### Objective
Write out each line exactly as given. Leave the pictures out of your copy.

☆ ☆ ☆

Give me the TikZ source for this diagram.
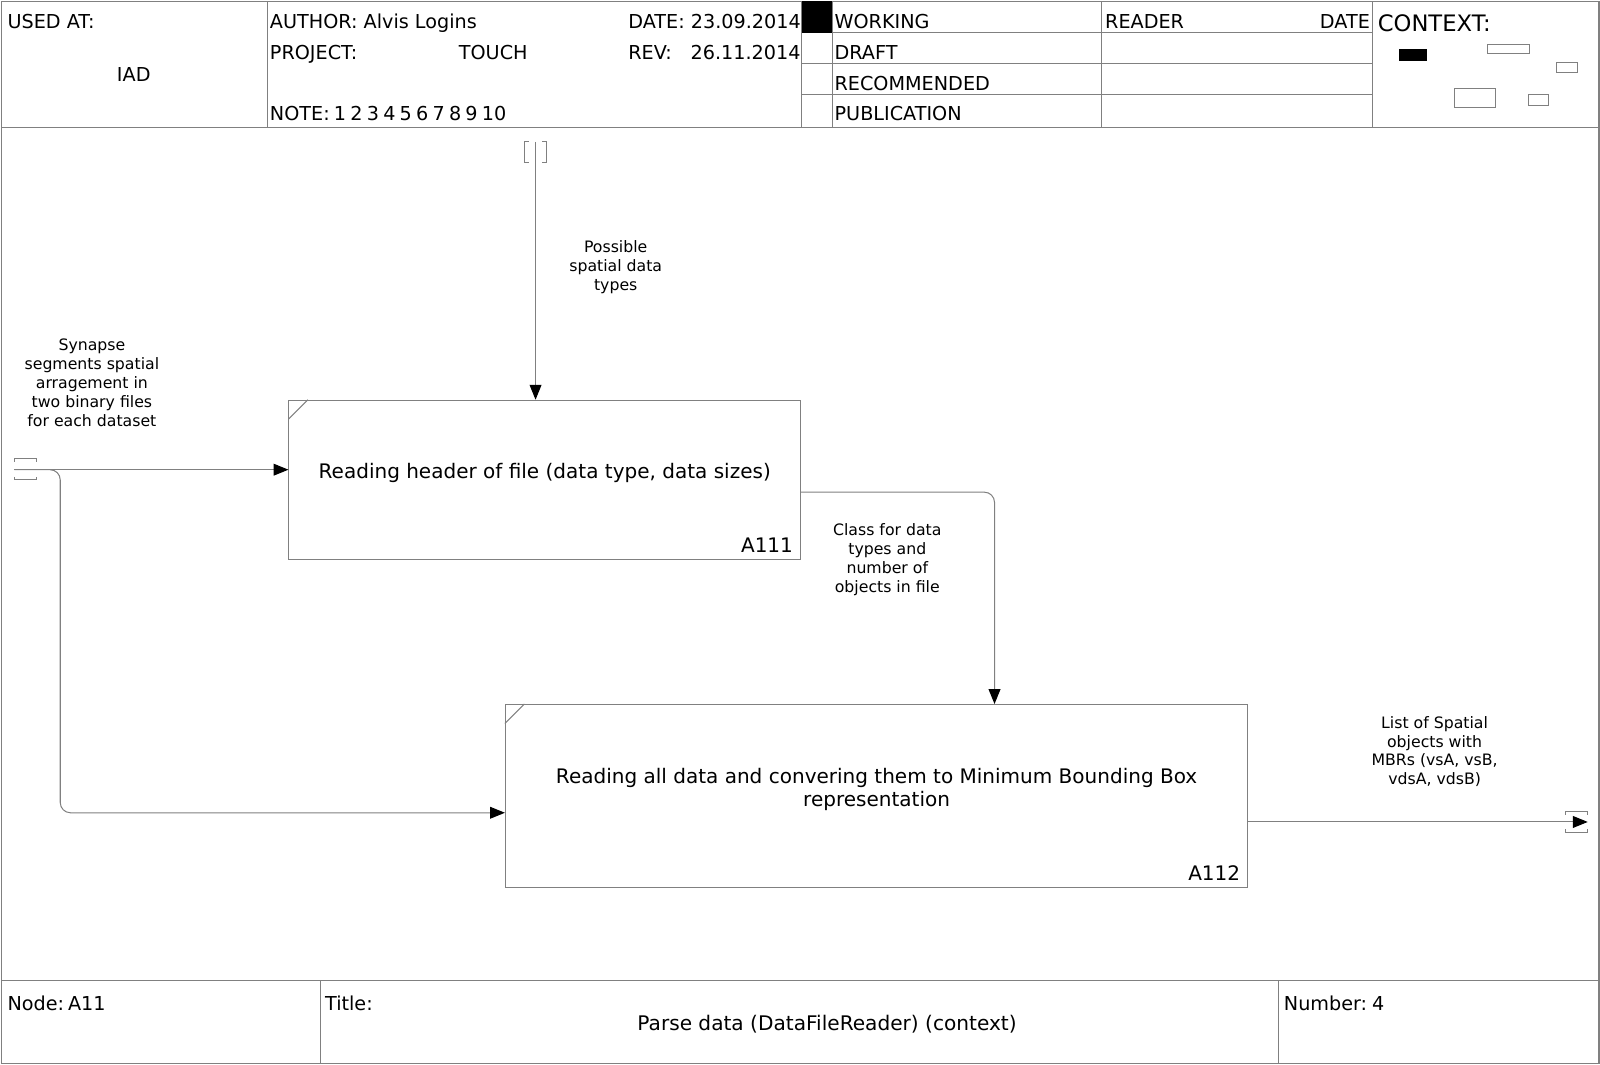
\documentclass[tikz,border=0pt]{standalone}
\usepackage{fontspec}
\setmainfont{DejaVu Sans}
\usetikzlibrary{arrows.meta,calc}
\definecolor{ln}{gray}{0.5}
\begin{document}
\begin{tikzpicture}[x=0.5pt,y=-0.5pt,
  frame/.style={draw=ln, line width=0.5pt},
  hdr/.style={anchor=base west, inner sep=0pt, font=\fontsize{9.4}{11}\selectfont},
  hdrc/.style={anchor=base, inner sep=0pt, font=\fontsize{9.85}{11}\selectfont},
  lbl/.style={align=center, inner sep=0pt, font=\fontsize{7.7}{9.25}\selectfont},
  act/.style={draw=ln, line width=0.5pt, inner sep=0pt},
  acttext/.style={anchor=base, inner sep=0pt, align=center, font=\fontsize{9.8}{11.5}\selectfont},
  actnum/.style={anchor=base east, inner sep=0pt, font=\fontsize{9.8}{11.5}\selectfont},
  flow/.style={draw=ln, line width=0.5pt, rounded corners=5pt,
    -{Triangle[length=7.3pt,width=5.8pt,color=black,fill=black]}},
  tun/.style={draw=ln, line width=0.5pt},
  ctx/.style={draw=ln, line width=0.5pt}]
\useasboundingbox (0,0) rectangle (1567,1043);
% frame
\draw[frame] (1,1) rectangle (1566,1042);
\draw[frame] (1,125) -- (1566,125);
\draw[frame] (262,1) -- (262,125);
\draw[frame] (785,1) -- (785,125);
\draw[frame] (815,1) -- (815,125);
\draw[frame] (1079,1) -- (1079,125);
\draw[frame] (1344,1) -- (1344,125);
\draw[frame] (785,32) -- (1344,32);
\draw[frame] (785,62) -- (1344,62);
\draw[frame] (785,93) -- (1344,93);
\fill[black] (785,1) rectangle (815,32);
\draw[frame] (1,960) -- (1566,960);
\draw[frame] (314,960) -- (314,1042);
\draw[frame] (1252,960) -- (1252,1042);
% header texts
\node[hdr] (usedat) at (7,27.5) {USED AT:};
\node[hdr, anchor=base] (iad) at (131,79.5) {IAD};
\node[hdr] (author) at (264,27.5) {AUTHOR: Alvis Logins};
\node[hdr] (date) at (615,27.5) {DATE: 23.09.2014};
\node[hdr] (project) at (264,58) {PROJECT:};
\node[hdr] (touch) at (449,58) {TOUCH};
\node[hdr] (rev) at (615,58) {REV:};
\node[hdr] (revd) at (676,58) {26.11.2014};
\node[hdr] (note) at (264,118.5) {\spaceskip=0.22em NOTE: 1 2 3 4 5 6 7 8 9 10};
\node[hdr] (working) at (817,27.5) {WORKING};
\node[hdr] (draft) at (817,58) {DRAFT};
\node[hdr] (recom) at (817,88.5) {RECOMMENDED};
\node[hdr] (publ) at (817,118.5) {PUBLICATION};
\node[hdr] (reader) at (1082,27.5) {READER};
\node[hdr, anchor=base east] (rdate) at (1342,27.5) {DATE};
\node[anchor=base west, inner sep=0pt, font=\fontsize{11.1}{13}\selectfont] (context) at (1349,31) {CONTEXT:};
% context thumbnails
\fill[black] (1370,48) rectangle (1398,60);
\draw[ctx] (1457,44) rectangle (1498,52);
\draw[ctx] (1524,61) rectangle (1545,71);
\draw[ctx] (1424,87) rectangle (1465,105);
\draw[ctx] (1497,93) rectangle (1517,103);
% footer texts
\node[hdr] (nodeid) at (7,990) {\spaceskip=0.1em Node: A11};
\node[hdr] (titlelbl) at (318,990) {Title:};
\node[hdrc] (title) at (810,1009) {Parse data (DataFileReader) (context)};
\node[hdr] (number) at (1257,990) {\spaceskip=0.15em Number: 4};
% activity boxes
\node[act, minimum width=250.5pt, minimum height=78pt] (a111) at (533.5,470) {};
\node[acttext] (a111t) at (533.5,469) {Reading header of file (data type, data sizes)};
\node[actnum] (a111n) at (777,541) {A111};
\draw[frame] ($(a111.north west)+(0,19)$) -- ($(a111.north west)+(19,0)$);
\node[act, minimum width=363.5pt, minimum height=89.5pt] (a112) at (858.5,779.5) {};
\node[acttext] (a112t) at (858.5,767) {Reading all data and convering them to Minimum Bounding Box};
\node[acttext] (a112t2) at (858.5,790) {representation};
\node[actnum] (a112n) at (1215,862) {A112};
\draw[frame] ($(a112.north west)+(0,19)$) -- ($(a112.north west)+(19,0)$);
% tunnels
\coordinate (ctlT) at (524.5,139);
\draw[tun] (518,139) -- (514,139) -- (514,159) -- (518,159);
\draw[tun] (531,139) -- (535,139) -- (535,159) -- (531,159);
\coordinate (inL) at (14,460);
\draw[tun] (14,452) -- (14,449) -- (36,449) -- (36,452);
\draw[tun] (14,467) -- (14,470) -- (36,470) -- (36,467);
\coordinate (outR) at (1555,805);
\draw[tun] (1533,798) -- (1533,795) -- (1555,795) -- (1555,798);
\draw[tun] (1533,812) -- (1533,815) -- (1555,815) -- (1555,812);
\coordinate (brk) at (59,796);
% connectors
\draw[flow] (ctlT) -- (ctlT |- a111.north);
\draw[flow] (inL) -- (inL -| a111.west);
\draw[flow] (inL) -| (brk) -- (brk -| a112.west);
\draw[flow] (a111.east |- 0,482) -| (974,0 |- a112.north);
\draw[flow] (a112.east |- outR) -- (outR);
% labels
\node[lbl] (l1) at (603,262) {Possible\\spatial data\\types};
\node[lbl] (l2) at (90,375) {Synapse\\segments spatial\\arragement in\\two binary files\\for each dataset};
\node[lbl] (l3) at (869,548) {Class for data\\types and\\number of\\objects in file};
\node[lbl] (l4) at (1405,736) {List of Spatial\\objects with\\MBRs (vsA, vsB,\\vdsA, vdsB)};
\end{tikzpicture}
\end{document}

☆ ☆ ☆

### Result of the exercise
Give me the TikZ source for this diagram.
\documentclass[tikz,border=0pt]{standalone}
\usepackage{fontspec}
\setmainfont{DejaVu Sans}
\usetikzlibrary{arrows.meta,calc}
\definecolor{ln}{gray}{0.5}
\begin{document}
\begin{tikzpicture}[x=0.5pt,y=-0.5pt,
  frame/.style={draw=ln, line width=0.5pt},
  hdr/.style={anchor=base west, inner sep=0pt, font=\fontsize{9.4}{11}\selectfont},
  hdrc/.style={anchor=base, inner sep=0pt, font=\fontsize{9.85}{11}\selectfont},
  lbl/.style={align=center, inner sep=0pt, font=\fontsize{7.7}{9.25}\selectfont},
  act/.style={draw=ln, line width=0.5pt, inner sep=0pt},
  acttext/.style={anchor=base, inner sep=0pt, align=center, font=\fontsize{9.8}{11.5}\selectfont},
  actnum/.style={anchor=base east, inner sep=0pt, font=\fontsize{9.8}{11.5}\selectfont},
  flow/.style={draw=ln, line width=0.5pt, rounded corners=5pt,
    -{Triangle[length=7.3pt,width=5.8pt,color=black,fill=black]}},
  tun/.style={draw=ln, line width=0.5pt},
  ctx/.style={draw=ln, line width=0.5pt}]
\useasboundingbox (0,0) rectangle (1567,1043);
% frame
\draw[frame] (1,1) rectangle (1566,1042);
\draw[frame] (1,125) -- (1566,125);
\draw[frame] (262,1) -- (262,125);
\draw[frame] (785,1) -- (785,125);
\draw[frame] (815,1) -- (815,125);
\draw[frame] (1079,1) -- (1079,125);
\draw[frame] (1344,1) -- (1344,125);
\draw[frame] (785,32) -- (1344,32);
\draw[frame] (785,62) -- (1344,62);
\draw[frame] (785,93) -- (1344,93);
\fill[black] (785,1) rectangle (815,32);
\draw[frame] (1,960) -- (1566,960);
\draw[frame] (314,960) -- (314,1042);
\draw[frame] (1252,960) -- (1252,1042);
% header texts
\node[hdr] (usedat) at (7,27.5) {USED AT:};
\node[hdr, anchor=base] (iad) at (131,79.5) {IAD};
\node[hdr] (author) at (264,27.5) {AUTHOR: Alvis Logins};
\node[hdr] (date) at (615,27.5) {DATE: 23.09.2014};
\node[hdr] (project) at (264,58) {PROJECT:};
\node[hdr] (touch) at (449,58) {TOUCH};
\node[hdr] (rev) at (615,58) {REV:};
\node[hdr] (revd) at (676,58) {26.11.2014};
\node[hdr] (note) at (264,118.5) {\spaceskip=0.22em NOTE: 1 2 3 4 5 6 7 8 9 10};
\node[hdr] (working) at (817,27.5) {WORKING};
\node[hdr] (draft) at (817,58) {DRAFT};
\node[hdr] (recom) at (817,88.5) {RECOMMENDED};
\node[hdr] (publ) at (817,118.5) {PUBLICATION};
\node[hdr] (reader) at (1082,27.5) {READER};
\node[hdr, anchor=base east] (rdate) at (1342,27.5) {DATE};
\node[anchor=base west, inner sep=0pt, font=\fontsize{11.1}{13}\selectfont] (context) at (1349,31) {CONTEXT:};
% context thumbnails
\fill[black] (1370,48) rectangle (1398,60);
\draw[ctx] (1457,44) rectangle (1498,52);
\draw[ctx] (1524,61) rectangle (1545,71);
\draw[ctx] (1424,87) rectangle (1465,105);
\draw[ctx] (1497,93) rectangle (1517,103);
% footer texts
\node[hdr] (nodeid) at (7,990) {\spaceskip=0.1em Node: A11};
\node[hdr] (titlelbl) at (318,990) {Title:};
\node[hdrc] (title) at (810,1009) {Parse data (DataFileReader) (context)};
\node[hdr] (number) at (1257,990) {\spaceskip=0.15em Number: 4};
% activity boxes
\node[act, minimum width=250.5pt, minimum height=78pt] (a111) at (533.5,470) {};
\node[acttext] (a111t) at (533.5,469) {Reading header of file (data type, data sizes)};
\node[actnum] (a111n) at (777,541) {A111};
\draw[frame] ($(a111.north west)+(0,19)$) -- ($(a111.north west)+(19,0)$);
\node[act, minimum width=363.5pt, minimum height=89.5pt] (a112) at (858.5,779.5) {};
\node[acttext] (a112t) at (858.5,767) {Reading all data and convering them to Minimum Bounding Box};
\node[acttext] (a112t2) at (858.5,790) {representation};
\node[actnum] (a112n) at (1215,862) {A112};
\draw[frame] ($(a112.north west)+(0,19)$) -- ($(a112.north west)+(19,0)$);
% tunnels
\coordinate (ctlT) at (524.5,139);
\draw[tun] (518,139) -- (514,139) -- (514,159) -- (518,159);
\draw[tun] (531,139) -- (535,139) -- (535,159) -- (531,159);
\coordinate (inL) at (14,460);
\draw[tun] (14,452) -- (14,449) -- (36,449) -- (36,452);
\draw[tun] (14,467) -- (14,470) -- (36,470) -- (36,467);
\coordinate (outR) at (1555,805);
\draw[tun] (1533,798) -- (1533,795) -- (1555,795) -- (1555,798);
\draw[tun] (1533,812) -- (1533,815) -- (1555,815) -- (1555,812);
\coordinate (brk) at (59,796);
% connectors
\draw[flow] (ctlT) -- (ctlT |- a111.north);
\draw[flow] (inL) -- (inL -| a111.west);
\draw[flow] (inL) -| (brk) -- (brk -| a112.west);
\draw[flow] (a111.east |- 0,482) -| (974,0 |- a112.north);
\draw[flow] (a112.east |- outR) -- (outR);
% labels
\node[lbl] (l1) at (603,262) {Possible\\spatial data\\types};
\node[lbl] (l2) at (90,375) {Synapse\\segments spatial\\arragement in\\two binary files\\for each dataset};
\node[lbl] (l3) at (869,548) {Class for data\\types and\\number of\\objects in file};
\node[lbl] (l4) at (1405,736) {List of Spatial\\objects with\\MBRs (vsA, vsB,\\vdsA, vdsB)};
\end{tikzpicture}
\end{document}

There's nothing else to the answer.